### [TO DO]
Seek out every line containing the word "this", and copy each.

### [DATA EXCERPTS]
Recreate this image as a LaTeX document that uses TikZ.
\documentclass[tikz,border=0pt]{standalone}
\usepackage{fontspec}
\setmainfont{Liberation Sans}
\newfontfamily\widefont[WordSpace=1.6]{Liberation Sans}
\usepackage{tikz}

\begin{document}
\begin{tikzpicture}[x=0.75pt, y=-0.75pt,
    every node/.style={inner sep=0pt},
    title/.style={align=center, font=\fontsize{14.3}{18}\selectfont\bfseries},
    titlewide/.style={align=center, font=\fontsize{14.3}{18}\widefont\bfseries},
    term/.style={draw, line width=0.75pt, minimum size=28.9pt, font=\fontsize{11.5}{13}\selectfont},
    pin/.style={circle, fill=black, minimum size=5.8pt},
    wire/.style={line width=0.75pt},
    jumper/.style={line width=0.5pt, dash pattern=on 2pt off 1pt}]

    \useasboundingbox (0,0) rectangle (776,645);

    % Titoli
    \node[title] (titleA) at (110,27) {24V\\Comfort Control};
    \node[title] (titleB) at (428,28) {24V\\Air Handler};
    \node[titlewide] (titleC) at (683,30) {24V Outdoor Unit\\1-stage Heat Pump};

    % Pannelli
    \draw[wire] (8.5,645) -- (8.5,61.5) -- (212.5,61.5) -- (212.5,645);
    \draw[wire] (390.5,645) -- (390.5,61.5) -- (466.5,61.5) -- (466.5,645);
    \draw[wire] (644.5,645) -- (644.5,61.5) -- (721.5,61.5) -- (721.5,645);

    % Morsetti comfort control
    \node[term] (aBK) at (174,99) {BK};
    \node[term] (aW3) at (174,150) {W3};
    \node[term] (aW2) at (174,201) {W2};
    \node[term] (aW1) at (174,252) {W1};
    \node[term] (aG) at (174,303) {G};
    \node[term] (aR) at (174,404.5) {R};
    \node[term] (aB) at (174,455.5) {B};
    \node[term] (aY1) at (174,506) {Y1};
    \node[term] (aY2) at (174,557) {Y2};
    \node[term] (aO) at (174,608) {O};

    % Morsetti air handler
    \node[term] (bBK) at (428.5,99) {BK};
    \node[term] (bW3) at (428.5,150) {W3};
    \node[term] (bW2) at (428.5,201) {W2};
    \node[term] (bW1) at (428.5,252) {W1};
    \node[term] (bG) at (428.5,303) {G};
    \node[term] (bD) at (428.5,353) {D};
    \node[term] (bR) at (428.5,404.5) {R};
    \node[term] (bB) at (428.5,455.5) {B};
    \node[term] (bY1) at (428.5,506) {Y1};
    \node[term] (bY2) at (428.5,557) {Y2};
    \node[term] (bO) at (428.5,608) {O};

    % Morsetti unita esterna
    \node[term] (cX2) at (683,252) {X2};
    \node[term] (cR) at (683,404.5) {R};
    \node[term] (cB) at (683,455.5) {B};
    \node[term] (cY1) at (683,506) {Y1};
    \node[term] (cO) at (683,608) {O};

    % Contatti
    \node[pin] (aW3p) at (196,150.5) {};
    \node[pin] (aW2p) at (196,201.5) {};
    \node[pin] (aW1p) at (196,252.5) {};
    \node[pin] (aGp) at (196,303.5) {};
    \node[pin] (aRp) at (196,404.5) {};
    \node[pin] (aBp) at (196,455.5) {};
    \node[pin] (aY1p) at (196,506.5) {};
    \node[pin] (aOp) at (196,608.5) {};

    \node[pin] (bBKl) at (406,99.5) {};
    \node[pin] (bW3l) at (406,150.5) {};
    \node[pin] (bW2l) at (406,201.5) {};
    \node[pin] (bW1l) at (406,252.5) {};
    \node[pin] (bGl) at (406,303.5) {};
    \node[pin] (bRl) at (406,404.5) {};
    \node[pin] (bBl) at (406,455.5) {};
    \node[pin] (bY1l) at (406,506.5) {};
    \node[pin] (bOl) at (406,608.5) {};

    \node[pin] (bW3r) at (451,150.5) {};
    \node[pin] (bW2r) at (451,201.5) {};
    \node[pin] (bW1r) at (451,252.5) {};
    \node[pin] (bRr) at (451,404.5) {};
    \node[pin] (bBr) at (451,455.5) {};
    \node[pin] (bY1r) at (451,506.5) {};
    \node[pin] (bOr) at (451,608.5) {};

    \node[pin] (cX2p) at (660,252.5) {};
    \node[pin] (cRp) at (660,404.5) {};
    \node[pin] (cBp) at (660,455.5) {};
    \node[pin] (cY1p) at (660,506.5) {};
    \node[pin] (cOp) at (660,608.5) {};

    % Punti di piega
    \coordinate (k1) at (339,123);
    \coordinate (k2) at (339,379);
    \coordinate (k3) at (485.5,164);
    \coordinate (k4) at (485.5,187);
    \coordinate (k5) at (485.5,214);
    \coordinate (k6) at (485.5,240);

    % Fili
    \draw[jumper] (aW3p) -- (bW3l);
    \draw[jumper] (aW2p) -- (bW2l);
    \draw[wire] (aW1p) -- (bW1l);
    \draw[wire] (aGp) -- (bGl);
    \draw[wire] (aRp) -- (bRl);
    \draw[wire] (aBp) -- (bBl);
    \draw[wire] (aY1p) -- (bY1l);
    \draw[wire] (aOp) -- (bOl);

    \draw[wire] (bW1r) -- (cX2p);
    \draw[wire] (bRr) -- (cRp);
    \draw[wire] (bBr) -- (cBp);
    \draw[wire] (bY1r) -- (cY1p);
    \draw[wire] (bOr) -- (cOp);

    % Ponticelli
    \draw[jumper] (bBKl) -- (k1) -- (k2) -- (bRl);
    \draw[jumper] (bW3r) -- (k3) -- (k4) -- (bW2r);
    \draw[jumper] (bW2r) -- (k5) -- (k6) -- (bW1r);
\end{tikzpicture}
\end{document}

---

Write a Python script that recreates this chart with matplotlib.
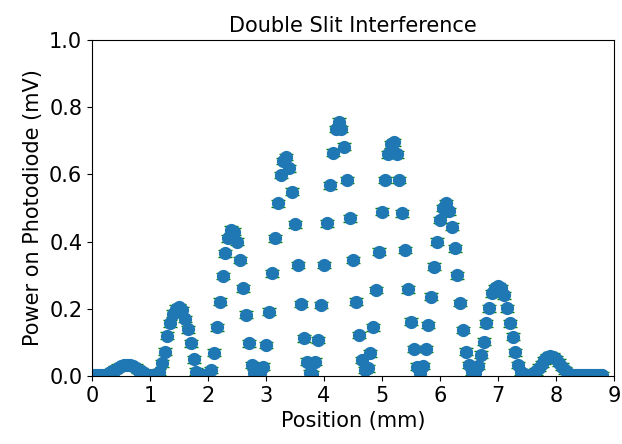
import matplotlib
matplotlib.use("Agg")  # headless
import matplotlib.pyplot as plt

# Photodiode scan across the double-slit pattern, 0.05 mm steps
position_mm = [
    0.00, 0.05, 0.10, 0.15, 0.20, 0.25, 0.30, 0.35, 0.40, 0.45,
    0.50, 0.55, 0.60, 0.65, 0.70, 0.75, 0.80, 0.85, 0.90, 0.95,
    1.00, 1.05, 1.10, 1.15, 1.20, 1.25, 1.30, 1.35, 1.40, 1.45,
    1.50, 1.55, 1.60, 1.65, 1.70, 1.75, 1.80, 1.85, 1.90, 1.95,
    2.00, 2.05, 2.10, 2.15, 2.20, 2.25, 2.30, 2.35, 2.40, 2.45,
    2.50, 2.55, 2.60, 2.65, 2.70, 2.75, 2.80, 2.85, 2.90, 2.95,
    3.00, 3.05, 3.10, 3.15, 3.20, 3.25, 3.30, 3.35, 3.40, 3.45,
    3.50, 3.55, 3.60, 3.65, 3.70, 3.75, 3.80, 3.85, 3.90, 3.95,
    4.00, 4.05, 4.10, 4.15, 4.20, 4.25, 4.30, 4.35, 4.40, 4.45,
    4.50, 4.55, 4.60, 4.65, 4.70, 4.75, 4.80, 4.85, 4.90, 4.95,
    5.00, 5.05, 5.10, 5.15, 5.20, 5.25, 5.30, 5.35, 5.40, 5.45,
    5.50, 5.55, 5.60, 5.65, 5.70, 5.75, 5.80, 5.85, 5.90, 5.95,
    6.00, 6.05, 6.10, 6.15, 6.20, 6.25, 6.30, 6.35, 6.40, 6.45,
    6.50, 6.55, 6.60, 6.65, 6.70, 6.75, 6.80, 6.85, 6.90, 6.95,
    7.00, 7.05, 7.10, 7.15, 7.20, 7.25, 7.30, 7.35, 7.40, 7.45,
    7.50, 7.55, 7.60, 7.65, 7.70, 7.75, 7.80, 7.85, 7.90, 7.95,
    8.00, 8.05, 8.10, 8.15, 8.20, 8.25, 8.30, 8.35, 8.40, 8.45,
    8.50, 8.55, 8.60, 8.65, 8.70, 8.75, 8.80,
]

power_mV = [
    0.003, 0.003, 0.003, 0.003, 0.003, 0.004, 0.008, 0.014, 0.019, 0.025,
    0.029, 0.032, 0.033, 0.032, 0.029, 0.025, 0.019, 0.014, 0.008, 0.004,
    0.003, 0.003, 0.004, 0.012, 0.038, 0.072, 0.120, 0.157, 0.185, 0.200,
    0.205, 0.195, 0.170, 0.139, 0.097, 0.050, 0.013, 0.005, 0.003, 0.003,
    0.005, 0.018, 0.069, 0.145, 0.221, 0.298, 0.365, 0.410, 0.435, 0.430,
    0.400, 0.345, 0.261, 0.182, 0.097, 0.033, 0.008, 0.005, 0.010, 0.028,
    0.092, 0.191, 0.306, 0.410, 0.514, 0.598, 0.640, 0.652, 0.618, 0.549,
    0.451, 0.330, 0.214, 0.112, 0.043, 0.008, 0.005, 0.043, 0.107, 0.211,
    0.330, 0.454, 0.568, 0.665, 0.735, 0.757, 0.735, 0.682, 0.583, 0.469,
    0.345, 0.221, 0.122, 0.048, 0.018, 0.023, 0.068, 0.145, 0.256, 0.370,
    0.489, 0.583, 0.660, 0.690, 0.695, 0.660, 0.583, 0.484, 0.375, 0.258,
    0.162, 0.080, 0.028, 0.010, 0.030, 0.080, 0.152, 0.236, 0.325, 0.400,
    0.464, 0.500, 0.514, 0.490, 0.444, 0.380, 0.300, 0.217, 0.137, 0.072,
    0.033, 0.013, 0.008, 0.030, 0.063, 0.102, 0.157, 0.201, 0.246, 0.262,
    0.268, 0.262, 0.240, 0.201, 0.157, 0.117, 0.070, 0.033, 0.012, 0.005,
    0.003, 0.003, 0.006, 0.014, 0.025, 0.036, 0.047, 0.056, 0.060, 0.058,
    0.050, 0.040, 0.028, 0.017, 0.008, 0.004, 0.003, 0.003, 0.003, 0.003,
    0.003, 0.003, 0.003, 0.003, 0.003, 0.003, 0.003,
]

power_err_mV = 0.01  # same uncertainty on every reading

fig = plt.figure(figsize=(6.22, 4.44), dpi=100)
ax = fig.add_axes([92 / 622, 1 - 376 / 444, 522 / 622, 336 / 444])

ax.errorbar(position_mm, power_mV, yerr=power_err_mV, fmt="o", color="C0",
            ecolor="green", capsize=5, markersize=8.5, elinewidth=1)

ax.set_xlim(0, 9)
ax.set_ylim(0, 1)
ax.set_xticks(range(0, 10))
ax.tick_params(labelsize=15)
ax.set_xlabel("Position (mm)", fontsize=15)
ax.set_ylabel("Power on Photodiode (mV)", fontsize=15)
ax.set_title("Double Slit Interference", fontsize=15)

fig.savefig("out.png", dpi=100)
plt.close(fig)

### [REPLY]
Recreate this image as a LaTeX document that uses TikZ.
Write a Python script that recreates this chart with matplotlib.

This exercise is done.